Un millier de manifestants ont bravé dimanche l’ordre de l’armée égyptienne d’évacuer la place Tahrir, dans le centre du Caire. Ils réclamaient pour le troisième jour consécutif un transfert rapide du pouvoir à la société civile et une purge des dirigeants corrompus.

« Révolution ! Révolution ! », « Nous voulons un conseil civil », « Renversons le ministre de la Défense », ont scandé les manifestants en brandissant un portrait du maréchal Mohamed Hussein Tantaoui, le ministre de la Défense qui dirige le conseil militaire au pouvoir en Egypte.

Un douzaine de véhicules de transport de troupes stationnaient à proximité de la place, mais hors de vue.

L’armée bénéficie d’un large soutien depuis qu’elle assume les pouvoirs à la suite de la démission de Moubarak, mais les plaintes se multiplient bien qu’elle ait promis des élections législatives libres et démocratiques en septembre.

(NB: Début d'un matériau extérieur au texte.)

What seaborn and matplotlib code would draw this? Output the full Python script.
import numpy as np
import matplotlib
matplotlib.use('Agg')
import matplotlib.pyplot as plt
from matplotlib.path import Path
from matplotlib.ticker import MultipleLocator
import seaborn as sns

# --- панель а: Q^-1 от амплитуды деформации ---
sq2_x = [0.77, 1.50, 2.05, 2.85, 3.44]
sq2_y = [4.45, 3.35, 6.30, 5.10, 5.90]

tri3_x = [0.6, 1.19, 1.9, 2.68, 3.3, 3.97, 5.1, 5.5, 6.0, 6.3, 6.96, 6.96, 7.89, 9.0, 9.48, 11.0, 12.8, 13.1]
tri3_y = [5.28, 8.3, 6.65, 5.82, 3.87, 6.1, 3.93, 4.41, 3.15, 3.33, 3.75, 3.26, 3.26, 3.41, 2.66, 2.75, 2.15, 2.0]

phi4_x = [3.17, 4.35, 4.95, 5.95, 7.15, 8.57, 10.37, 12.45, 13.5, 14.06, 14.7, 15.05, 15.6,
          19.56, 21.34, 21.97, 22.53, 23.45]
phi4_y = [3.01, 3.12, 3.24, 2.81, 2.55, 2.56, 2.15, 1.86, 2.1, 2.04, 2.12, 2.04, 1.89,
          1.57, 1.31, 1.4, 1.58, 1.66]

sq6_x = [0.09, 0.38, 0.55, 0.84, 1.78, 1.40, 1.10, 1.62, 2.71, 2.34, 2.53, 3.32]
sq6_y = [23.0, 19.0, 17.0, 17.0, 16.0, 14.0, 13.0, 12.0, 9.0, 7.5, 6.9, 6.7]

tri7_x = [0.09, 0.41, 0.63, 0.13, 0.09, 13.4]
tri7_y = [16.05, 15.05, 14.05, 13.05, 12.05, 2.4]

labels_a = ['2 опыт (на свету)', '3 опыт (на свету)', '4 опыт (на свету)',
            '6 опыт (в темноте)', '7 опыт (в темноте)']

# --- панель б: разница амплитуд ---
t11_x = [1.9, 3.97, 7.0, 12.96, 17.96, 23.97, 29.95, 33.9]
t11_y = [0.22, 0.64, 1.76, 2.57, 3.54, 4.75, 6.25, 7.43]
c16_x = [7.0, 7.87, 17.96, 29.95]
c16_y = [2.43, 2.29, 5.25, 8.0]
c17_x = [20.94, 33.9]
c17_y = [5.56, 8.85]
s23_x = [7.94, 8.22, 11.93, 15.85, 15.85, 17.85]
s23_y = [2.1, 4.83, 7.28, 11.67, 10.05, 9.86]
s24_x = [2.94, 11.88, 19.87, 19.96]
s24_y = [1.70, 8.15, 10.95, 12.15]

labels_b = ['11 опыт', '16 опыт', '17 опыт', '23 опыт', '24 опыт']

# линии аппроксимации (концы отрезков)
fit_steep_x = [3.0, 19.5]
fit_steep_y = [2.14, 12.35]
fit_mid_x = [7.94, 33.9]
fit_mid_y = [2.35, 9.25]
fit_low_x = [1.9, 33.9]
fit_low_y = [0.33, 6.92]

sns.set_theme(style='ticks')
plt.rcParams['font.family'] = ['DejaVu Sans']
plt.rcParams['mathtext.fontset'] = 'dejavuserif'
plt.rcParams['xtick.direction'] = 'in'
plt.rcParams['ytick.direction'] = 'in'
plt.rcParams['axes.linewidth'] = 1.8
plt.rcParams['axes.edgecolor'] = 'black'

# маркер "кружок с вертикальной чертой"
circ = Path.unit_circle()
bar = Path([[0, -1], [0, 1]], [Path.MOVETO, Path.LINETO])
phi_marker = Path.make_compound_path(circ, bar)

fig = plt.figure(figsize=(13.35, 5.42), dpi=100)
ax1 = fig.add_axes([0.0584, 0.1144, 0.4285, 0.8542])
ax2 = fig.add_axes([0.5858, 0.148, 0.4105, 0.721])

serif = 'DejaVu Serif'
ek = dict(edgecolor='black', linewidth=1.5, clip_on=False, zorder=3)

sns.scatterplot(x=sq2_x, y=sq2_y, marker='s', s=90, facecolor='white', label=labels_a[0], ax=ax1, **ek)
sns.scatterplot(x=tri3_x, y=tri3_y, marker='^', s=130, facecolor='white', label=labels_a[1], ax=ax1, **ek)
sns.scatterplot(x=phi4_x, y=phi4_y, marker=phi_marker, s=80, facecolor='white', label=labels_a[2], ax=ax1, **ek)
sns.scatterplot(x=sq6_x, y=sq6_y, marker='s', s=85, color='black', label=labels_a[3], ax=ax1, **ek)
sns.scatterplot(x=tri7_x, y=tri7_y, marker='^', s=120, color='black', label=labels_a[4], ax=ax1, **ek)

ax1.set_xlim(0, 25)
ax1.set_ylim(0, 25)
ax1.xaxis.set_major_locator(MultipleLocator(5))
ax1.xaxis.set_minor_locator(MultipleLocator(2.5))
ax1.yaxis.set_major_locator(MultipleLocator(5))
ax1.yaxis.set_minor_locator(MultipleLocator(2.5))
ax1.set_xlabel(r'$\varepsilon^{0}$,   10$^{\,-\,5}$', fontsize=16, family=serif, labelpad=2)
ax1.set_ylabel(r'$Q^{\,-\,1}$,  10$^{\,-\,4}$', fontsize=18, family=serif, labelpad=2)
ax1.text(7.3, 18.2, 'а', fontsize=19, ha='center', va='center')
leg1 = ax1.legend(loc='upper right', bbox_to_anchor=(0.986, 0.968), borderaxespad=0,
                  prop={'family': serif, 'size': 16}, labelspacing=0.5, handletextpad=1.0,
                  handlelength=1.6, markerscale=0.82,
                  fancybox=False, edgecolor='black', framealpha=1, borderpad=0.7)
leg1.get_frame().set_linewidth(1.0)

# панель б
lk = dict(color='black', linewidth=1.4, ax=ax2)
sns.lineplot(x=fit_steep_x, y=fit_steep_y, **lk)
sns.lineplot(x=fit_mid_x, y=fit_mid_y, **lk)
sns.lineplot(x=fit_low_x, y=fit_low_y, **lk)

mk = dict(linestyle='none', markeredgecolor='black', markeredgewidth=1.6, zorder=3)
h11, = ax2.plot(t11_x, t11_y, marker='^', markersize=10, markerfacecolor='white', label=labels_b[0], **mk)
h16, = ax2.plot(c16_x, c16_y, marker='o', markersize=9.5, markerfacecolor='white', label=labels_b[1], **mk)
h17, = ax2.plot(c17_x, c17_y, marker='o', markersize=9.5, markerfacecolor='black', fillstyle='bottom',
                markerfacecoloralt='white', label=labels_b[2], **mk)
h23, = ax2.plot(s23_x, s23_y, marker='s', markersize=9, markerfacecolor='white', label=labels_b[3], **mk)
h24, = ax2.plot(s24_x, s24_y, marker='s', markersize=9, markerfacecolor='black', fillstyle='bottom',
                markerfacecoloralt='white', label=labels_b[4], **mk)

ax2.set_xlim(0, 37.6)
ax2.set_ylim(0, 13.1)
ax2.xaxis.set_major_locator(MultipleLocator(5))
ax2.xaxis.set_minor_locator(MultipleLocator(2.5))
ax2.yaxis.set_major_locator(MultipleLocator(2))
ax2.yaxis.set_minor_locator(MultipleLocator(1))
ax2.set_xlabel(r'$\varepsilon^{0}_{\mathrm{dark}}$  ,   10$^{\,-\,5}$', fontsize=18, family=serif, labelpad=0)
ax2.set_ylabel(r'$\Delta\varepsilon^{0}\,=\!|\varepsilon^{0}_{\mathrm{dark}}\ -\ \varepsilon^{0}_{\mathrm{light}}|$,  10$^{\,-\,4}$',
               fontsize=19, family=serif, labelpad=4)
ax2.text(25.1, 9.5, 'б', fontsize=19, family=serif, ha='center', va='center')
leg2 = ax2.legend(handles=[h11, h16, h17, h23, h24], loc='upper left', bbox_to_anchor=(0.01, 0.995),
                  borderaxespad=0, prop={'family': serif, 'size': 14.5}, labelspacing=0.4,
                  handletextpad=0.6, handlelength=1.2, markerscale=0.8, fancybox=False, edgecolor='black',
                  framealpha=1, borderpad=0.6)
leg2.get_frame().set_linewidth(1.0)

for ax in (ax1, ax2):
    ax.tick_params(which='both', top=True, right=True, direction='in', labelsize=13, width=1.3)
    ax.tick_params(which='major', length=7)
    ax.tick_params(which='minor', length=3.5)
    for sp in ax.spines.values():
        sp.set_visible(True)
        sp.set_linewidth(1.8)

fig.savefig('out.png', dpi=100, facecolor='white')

Un noyau dur de manifestants accuse l’armée de collusion avec des proches de Moubarak et affirme qu’elle cherche à éviter que certains de ses ex-collaborateurs soient traduits en justice.

Selon des sources médicales, 13 hommes ont été blessés par des armes à feu et deux autres tués dans la nuit de vendredi à samedi lors du plus grand rassemblement organisé depuis le 18 février, lorsque des millions d’Egyptiens avaient célébré la chute du président Moubarak.

Dans des scènes renvoyant aux manifestations qui ont eu raison de l’ancien chef d’Etat, soldats et policiers ont utilisé des tasers et des matraques pour tenter d’évacuer de la place Tahrir les manifestants.

ACCÈS À LA PLACE CONTRÔLÉS

N’y parvenant pas, l’armée s’est finalement retirée de la place. Elle a ensuite annoncé qu’elle ferait évacuer la place samedi soir. « Mais rien ne s’est passé », a rapporté Ahmed el Moqdami, 25 ans, membre d’un groupe de jeunes de Haute-Egypte.

« Nous poursuivrons le sit-in jusqu’à ce que nous obtenions satisfaction, a-t-il ajouté. Avant tout, le maréchal doit partir. Moubarak doit être traduit en justice et un conseil civil doit être formé pour la période de transition. »

L’armée a affirmé que les violences intervenues pendant la manifestation étaient le fait d’éléments « appuyant la contre-révolution » pour tenter de « semer la discorde entre l’armée et le peuple ». Elle a assuré que les soldats n’avaient pas tiré à balles réelles.

Dimanche matin, seule la carcasse d’un véhicule incendié rappelait les affrontements. La présence des forces de sécurité était réduite à son minimum.

Des manifestants vérifiaient l’identité des personnes entrant sur la place, mais ils ont par la suite cessé de le faire, retiré une partie des barbelés qui en interdisaient l’entrée et brièvement autorisé certaines voitures à passer.